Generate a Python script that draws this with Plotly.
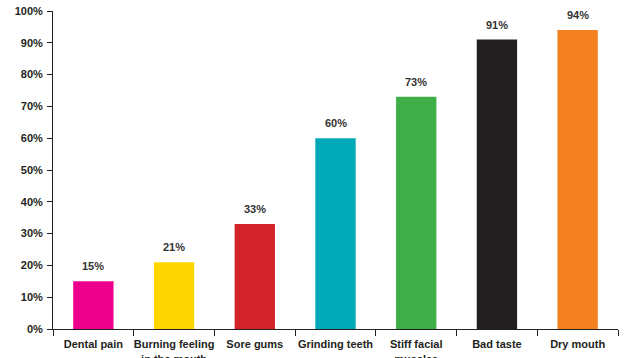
import plotly.graph_objects as go

categories = ["Dental pain", "Burning feeling<br>in the mouth", "Sore gums", "Grinding teeth",
              "Stiff facial<br>muscles", "Bad taste", "Dry mouth"]
values = [15, 21, 33, 60, 73, 91, 94]
labels = ["15%", "21%", "33%", "60%", "73%", "91%", "94%"]
colors = ["#EC008C", "#FFD600", "#D2232A", "#00A9B7", "#3FAE49", "#231F20", "#F58220"]
y_ticks = [0, 10, 20, 30, 40, 50, 60, 70, 80, 90, 100]
y_tick_text = [f"{t}%" for t in y_ticks]

fig = go.Figure(go.Bar(
    x=categories, y=values, marker=dict(color=colors, line=dict(width=0)),
    width=0.5, cliponaxis=False,
))

for c, v, t in zip(categories, values, labels):
    fig.add_annotation(x=c, y=v, text=t, showarrow=False, yanchor="bottom", yshift=7,
                       font=dict(family="Liberation Sans", size=11, color="#333333", weight="bold"))

fig.update_layout(
    width=624, height=358,
    margin=dict(l=53, r=6, t=11, b=29),
    paper_bgcolor="white", plot_bgcolor="white",
    font=dict(family="Liberation Sans", size=11, color="#231F20"),
    showlegend=False,
)
fig.update_xaxes(
    type="category", range=[-0.5, 6.5], showline=True, linecolor="#231F20", linewidth=1,
    ticks="outside", tickson="boundaries", ticklen=6, tickcolor="#231F20",
    tickangle=0, automargin=False, ticklabelstandoff=5,
    showgrid=False, tickfont=dict(family="Liberation Sans", size=11, color="#231F20", weight="bold"),
)
fig.update_yaxes(
    range=[0, 100], tickvals=y_ticks, ticktext=y_tick_text, showline=True,
    linecolor="#231F20", linewidth=1, ticks="outside", ticklen=5, tickcolor="#231F20",
    showgrid=False, zeroline=False, automargin=False, ticklabelstandoff=2,
    tickfont=dict(family="Liberation Sans", size=11, color="#231F20", weight="bold"),
)
fig.write_html("out.html")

→ Task directions: Copy every line above word for word and exclude the pictures.

→ Reply:
Generate a Python script that draws this with Plotly.
import plotly.graph_objects as go

categories = ["Dental pain", "Burning feeling<br>in the mouth", "Sore gums", "Grinding teeth",
              "Stiff facial<br>muscles", "Bad taste", "Dry mouth"]
values = [15, 21, 33, 60, 73, 91, 94]
labels = ["15%", "21%", "33%", "60%", "73%", "91%", "94%"]
colors = ["#EC008C", "#FFD600", "#D2232A", "#00A9B7", "#3FAE49", "#231F20", "#F58220"]
y_ticks = [0, 10, 20, 30, 40, 50, 60, 70, 80, 90, 100]
y_tick_text = [f"{t}%" for t in y_ticks]

fig = go.Figure(go.Bar(
    x=categories, y=values, marker=dict(color=colors, line=dict(width=0)),
    width=0.5, cliponaxis=False,
))

for c, v, t in zip(categories, values, labels):
    fig.add_annotation(x=c, y=v, text=t, showarrow=False, yanchor="bottom", yshift=7,
                       font=dict(family="Liberation Sans", size=11, color="#333333", weight="bold"))

fig.update_layout(
    width=624, height=358,
    margin=dict(l=53, r=6, t=11, b=29),
    paper_bgcolor="white", plot_bgcolor="white",
    font=dict(family="Liberation Sans", size=11, color="#231F20"),
    showlegend=False,
)
fig.update_xaxes(
    type="category", range=[-0.5, 6.5], showline=True, linecolor="#231F20", linewidth=1,
    ticks="outside", tickson="boundaries", ticklen=6, tickcolor="#231F20",
    tickangle=0, automargin=False, ticklabelstandoff=5,
    showgrid=False, tickfont=dict(family="Liberation Sans", size=11, color="#231F20", weight="bold"),
)
fig.update_yaxes(
    range=[0, 100], tickvals=y_ticks, ticktext=y_tick_text, showline=True,
    linecolor="#231F20", linewidth=1, ticks="outside", ticklen=5, tickcolor="#231F20",
    showgrid=False, zeroline=False, automargin=False, ticklabelstandoff=2,
    tickfont=dict(family="Liberation Sans", size=11, color="#231F20", weight="bold"),
)
fig.write_html("out.html")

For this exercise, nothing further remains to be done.